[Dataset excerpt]
_ _ _ _
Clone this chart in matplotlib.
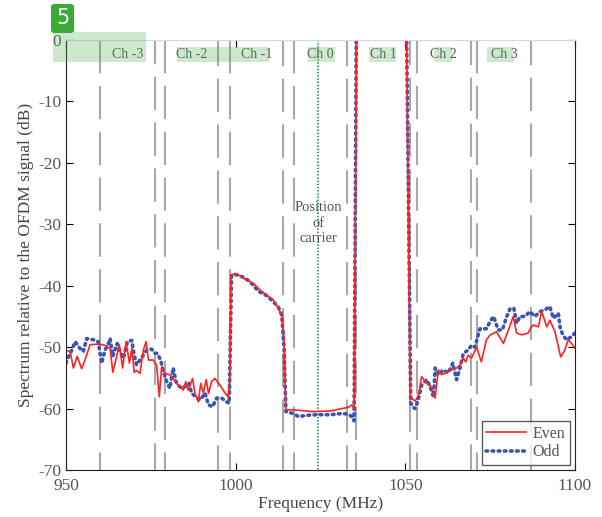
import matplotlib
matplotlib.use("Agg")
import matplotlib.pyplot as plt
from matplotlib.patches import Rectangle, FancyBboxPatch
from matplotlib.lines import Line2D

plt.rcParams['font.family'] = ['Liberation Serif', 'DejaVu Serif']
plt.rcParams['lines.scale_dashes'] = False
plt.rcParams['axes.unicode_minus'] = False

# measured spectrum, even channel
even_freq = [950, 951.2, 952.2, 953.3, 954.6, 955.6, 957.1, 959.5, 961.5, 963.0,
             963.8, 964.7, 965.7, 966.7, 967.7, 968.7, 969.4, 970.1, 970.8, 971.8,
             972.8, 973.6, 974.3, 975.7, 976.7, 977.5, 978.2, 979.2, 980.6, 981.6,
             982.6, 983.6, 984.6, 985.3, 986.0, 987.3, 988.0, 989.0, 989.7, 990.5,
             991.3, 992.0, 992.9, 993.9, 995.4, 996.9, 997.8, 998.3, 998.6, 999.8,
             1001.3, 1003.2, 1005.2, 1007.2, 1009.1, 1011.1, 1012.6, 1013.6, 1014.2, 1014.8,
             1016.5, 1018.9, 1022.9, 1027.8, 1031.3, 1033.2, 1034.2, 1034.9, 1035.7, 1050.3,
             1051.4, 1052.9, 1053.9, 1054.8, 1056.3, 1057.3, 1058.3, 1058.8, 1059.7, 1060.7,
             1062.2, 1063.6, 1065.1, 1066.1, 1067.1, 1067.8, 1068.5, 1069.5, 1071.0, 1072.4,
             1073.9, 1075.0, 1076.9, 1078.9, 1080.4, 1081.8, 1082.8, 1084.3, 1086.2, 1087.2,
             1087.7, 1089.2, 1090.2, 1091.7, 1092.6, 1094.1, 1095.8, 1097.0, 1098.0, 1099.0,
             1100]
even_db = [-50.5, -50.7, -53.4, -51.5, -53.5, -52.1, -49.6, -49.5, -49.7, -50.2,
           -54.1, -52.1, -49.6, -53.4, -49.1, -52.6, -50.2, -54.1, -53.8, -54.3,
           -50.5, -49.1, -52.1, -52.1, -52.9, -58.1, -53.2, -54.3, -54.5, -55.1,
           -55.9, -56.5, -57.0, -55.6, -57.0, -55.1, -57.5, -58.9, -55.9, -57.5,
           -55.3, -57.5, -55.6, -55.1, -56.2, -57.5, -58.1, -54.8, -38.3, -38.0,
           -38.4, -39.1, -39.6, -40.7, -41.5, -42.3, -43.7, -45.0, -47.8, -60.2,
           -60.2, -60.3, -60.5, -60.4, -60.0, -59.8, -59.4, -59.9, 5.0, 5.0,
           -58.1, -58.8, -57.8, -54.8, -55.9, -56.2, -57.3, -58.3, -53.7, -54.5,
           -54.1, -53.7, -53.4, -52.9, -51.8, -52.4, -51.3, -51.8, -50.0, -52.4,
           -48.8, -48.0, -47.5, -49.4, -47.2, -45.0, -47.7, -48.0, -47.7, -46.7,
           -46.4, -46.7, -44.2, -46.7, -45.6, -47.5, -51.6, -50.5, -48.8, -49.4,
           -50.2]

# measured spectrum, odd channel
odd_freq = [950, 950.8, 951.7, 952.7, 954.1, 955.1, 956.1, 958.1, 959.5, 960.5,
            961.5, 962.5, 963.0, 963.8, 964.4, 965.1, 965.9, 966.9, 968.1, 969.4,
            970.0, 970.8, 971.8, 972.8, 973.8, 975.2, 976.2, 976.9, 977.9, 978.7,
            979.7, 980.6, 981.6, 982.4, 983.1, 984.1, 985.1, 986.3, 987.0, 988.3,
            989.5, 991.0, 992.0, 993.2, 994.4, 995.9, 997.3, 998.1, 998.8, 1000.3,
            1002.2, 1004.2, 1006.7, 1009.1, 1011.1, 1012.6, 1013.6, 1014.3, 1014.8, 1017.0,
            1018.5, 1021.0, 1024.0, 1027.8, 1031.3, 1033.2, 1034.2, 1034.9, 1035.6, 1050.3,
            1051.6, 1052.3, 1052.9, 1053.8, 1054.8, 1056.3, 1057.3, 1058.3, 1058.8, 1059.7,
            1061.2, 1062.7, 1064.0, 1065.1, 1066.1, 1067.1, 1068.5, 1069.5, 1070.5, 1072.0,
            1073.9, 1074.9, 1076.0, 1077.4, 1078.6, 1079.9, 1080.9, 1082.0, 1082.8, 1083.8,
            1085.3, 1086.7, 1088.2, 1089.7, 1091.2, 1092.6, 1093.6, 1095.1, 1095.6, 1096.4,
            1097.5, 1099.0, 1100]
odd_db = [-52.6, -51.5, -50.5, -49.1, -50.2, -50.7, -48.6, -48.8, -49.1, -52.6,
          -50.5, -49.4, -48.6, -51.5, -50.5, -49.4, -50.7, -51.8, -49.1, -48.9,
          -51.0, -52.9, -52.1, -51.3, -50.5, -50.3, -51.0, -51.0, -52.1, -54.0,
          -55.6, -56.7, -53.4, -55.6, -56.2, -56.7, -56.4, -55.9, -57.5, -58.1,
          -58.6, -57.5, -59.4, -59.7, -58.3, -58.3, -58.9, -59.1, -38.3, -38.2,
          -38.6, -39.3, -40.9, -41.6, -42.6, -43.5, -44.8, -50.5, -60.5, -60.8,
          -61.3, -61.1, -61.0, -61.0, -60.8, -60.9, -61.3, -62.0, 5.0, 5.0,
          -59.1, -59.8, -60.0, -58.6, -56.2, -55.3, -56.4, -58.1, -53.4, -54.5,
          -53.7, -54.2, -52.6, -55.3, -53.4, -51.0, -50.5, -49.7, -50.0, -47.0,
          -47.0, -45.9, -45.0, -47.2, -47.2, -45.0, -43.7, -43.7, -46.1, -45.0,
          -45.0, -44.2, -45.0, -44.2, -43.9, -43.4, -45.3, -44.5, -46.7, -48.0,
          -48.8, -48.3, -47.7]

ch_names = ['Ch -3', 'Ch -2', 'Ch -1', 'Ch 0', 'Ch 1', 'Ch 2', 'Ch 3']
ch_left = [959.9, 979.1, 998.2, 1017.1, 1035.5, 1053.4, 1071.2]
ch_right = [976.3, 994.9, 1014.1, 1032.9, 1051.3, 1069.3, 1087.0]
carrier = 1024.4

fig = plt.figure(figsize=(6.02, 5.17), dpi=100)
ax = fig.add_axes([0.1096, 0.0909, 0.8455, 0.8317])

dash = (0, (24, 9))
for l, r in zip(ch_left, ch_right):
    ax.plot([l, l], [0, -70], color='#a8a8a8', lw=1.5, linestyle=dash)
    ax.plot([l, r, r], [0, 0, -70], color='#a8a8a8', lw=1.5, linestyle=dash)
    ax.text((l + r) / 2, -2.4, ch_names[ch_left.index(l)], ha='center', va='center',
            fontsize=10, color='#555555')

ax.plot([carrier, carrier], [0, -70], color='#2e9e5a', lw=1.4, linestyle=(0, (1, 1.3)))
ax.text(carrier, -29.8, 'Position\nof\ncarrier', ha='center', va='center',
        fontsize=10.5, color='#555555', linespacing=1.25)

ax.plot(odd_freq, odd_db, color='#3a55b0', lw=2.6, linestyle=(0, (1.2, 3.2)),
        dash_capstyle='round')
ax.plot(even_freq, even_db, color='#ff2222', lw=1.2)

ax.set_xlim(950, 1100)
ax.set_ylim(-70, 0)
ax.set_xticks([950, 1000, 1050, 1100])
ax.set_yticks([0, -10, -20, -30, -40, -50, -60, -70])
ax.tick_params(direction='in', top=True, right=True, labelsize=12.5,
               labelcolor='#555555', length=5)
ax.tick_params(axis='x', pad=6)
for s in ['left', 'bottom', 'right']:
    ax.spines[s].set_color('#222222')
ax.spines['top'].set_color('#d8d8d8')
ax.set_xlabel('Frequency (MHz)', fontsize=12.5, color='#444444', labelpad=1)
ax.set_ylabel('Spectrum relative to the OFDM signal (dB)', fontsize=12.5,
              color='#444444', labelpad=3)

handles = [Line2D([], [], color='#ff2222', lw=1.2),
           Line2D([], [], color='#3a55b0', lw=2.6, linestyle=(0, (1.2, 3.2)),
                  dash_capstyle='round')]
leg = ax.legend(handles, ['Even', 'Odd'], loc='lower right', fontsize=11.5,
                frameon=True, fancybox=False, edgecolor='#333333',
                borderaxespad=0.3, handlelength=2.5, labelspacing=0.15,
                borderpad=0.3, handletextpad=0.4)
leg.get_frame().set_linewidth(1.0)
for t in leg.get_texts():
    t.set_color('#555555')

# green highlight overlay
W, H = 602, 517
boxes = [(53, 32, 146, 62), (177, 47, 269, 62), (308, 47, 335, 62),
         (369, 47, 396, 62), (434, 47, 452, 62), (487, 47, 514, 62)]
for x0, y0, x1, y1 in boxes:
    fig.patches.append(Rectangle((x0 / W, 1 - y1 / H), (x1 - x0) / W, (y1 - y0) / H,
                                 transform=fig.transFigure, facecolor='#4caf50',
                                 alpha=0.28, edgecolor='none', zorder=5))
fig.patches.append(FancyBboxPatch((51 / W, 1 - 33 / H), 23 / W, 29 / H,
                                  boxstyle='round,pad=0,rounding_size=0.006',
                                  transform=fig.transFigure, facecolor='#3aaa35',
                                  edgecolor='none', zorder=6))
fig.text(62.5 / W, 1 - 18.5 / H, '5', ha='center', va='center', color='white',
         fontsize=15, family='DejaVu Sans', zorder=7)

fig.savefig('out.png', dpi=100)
_ _ _ _
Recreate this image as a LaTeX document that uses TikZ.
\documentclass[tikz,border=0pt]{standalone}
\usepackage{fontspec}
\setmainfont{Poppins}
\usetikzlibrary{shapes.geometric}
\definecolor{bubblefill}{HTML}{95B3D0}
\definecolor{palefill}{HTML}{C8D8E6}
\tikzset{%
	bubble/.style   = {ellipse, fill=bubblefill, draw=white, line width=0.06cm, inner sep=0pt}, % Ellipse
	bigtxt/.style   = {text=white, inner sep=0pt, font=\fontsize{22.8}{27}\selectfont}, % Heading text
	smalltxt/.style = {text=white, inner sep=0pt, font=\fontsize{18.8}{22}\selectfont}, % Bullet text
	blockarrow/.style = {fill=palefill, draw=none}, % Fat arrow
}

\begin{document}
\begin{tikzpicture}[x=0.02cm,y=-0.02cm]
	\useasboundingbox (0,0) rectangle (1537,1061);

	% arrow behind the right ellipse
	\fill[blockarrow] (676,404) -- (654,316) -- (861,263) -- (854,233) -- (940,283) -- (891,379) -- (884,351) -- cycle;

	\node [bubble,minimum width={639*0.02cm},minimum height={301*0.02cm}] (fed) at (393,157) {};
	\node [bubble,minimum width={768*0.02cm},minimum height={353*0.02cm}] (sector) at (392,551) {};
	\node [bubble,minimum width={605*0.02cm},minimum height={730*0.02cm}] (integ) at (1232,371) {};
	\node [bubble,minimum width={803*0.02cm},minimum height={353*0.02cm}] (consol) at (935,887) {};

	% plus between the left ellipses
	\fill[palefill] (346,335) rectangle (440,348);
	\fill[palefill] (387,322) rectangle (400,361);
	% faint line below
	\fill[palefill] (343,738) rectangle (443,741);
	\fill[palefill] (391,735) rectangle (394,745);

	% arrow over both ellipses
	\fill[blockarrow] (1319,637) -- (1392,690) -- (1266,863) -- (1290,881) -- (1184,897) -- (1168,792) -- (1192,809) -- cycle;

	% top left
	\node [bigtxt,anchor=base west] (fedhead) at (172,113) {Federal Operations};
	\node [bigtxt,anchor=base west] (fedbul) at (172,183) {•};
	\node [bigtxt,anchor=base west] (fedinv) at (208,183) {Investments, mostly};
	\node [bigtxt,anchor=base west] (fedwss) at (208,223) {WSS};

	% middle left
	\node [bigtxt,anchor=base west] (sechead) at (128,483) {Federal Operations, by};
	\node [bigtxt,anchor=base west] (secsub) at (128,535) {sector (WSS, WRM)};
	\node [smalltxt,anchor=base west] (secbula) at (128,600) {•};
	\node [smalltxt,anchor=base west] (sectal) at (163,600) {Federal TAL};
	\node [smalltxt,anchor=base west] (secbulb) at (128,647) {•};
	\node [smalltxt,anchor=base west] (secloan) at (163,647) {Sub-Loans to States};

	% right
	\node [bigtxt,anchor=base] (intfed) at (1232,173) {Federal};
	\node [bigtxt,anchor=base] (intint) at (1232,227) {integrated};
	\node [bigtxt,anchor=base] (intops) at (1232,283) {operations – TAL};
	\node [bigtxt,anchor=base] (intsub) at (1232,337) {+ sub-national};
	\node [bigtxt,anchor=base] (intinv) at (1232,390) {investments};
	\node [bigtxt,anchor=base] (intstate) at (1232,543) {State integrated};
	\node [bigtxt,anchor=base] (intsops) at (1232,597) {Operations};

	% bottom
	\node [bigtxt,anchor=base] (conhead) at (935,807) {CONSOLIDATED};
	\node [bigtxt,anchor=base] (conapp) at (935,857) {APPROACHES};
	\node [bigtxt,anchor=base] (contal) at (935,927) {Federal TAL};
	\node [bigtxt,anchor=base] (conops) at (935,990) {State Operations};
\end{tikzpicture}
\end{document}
_ _ _ _
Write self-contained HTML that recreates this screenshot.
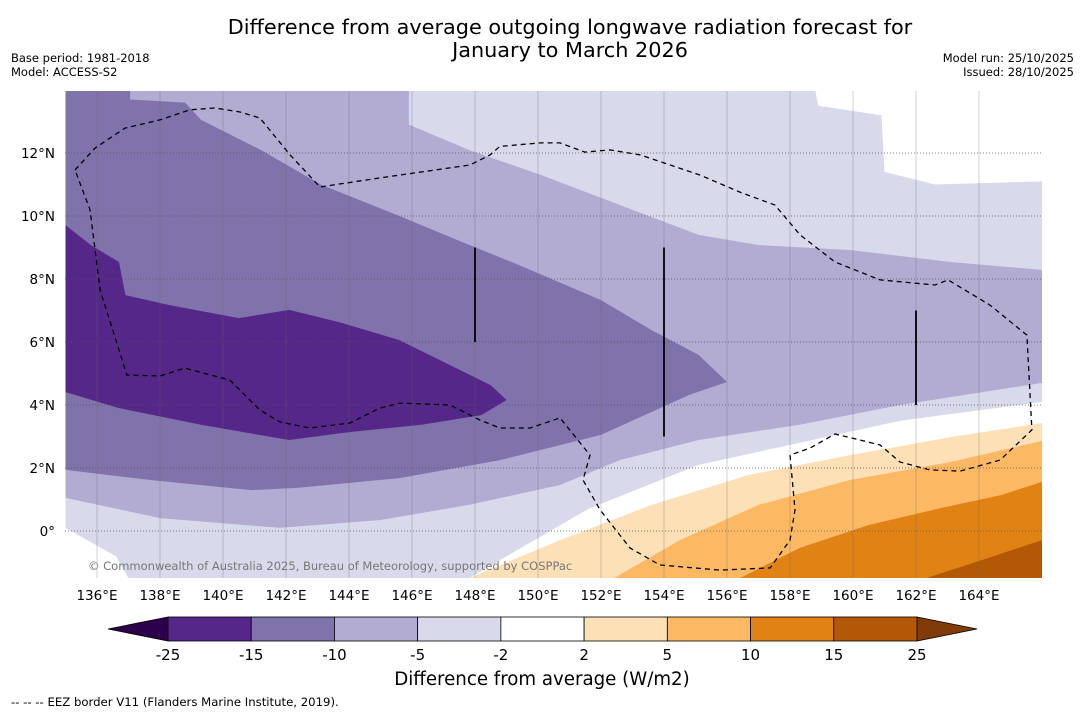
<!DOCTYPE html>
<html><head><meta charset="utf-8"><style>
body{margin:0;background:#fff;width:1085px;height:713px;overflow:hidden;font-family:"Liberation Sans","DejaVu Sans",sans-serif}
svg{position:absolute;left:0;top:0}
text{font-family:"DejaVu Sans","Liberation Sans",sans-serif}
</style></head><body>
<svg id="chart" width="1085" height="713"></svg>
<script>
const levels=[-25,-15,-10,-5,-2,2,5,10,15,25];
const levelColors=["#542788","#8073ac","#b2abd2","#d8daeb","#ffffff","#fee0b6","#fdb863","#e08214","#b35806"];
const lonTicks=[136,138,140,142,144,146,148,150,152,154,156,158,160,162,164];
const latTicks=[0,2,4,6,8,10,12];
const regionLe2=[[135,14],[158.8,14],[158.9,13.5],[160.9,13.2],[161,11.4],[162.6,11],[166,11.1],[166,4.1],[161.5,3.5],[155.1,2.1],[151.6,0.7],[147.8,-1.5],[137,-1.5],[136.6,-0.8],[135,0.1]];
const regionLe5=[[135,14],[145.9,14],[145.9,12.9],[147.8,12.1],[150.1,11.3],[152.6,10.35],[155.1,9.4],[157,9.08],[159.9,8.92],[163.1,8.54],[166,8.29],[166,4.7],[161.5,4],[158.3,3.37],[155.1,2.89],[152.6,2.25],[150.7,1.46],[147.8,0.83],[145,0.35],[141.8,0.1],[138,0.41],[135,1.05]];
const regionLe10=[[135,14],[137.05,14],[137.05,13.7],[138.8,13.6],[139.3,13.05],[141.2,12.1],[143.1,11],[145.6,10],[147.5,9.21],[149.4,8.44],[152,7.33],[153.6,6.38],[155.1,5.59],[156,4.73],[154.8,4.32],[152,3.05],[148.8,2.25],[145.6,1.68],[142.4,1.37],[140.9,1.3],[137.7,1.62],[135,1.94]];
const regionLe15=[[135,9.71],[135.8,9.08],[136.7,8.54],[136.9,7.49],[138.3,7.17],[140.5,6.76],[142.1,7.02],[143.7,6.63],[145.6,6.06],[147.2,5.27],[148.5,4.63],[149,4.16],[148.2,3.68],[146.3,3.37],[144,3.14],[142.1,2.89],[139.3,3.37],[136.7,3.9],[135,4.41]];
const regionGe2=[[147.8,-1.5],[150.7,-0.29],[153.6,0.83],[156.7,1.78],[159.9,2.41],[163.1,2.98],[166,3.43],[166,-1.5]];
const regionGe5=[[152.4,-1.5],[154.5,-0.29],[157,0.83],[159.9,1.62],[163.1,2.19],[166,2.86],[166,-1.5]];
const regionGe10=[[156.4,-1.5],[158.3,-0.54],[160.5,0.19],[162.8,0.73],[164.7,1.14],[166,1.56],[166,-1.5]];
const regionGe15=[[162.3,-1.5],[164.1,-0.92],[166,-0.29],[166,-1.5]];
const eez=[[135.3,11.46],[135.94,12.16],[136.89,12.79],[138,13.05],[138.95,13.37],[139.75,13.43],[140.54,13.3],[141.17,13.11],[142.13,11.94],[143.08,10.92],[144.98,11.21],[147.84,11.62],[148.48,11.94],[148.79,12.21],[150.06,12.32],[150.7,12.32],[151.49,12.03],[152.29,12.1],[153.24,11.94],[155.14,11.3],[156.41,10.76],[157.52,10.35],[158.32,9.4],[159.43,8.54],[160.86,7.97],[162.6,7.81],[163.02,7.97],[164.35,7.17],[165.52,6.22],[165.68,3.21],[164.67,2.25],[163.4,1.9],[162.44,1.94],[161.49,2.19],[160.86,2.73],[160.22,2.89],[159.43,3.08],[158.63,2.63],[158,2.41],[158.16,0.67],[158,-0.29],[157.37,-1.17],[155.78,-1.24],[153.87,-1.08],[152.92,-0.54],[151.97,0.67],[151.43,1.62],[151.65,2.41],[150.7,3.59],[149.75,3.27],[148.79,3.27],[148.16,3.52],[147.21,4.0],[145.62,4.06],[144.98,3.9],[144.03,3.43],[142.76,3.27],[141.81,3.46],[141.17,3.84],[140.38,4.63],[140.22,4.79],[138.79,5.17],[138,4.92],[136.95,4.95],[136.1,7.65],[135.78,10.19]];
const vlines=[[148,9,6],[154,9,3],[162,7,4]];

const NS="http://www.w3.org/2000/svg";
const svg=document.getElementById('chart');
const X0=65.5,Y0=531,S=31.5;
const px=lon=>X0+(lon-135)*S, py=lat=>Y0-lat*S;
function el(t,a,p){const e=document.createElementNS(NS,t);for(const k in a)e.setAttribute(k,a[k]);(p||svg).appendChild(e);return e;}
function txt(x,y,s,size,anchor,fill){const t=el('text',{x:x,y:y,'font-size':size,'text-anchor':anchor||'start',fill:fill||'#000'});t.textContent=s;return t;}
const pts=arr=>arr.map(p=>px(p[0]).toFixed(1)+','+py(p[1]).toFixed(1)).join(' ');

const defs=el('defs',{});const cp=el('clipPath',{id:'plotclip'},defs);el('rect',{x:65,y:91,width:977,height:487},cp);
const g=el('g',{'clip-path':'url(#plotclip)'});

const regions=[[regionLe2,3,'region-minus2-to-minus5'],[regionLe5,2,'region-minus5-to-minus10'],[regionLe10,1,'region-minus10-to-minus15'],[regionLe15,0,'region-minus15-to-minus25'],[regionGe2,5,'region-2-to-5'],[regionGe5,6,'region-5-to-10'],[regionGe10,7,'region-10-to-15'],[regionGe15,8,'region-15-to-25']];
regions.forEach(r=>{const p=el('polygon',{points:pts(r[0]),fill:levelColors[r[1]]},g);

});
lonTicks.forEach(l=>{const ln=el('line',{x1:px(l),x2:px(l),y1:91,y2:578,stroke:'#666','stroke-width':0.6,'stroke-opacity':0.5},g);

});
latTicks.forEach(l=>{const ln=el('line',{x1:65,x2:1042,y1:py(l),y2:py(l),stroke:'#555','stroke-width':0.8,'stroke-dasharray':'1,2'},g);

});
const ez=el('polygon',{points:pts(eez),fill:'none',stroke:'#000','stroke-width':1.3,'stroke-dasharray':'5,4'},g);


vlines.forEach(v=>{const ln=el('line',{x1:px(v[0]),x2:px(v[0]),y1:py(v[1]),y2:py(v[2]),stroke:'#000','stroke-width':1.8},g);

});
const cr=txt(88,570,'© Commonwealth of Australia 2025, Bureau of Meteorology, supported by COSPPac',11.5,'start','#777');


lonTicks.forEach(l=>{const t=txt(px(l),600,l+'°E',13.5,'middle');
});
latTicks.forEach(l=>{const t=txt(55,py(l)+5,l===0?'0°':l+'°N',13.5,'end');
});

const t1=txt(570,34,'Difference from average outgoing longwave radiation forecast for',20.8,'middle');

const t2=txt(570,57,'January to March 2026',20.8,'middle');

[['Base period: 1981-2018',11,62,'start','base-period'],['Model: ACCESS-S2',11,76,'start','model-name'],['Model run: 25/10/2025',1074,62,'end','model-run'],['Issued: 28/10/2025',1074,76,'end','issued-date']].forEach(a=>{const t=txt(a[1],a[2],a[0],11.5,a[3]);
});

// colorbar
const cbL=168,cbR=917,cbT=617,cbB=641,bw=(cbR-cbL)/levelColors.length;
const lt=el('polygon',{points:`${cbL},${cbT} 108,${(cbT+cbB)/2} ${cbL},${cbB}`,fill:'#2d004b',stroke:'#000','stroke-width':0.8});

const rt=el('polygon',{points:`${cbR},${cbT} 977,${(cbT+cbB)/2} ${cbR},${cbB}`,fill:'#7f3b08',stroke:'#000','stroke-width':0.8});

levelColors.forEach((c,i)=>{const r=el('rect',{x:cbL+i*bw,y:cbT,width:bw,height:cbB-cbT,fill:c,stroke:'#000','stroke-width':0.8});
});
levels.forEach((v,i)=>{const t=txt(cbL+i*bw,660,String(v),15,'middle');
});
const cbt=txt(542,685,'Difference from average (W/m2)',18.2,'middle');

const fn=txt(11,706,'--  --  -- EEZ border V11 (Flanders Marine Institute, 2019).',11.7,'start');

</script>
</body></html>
_ _ _ _
> **WHAT IS ASKED**: Nothing but the lines from the one with "Clone this chart in matplotlib." down to the one with "from matplotlib.lines import Line2D" should be printed, both of them included. Leave out the pictures.

> **TASK RESPONSE**:
Clone this chart in matplotlib.
import matplotlib
matplotlib.use("Agg")
import matplotlib.pyplot as plt
from matplotlib.patches import Rectangle, FancyBboxPatch
from matplotlib.lines import Line2D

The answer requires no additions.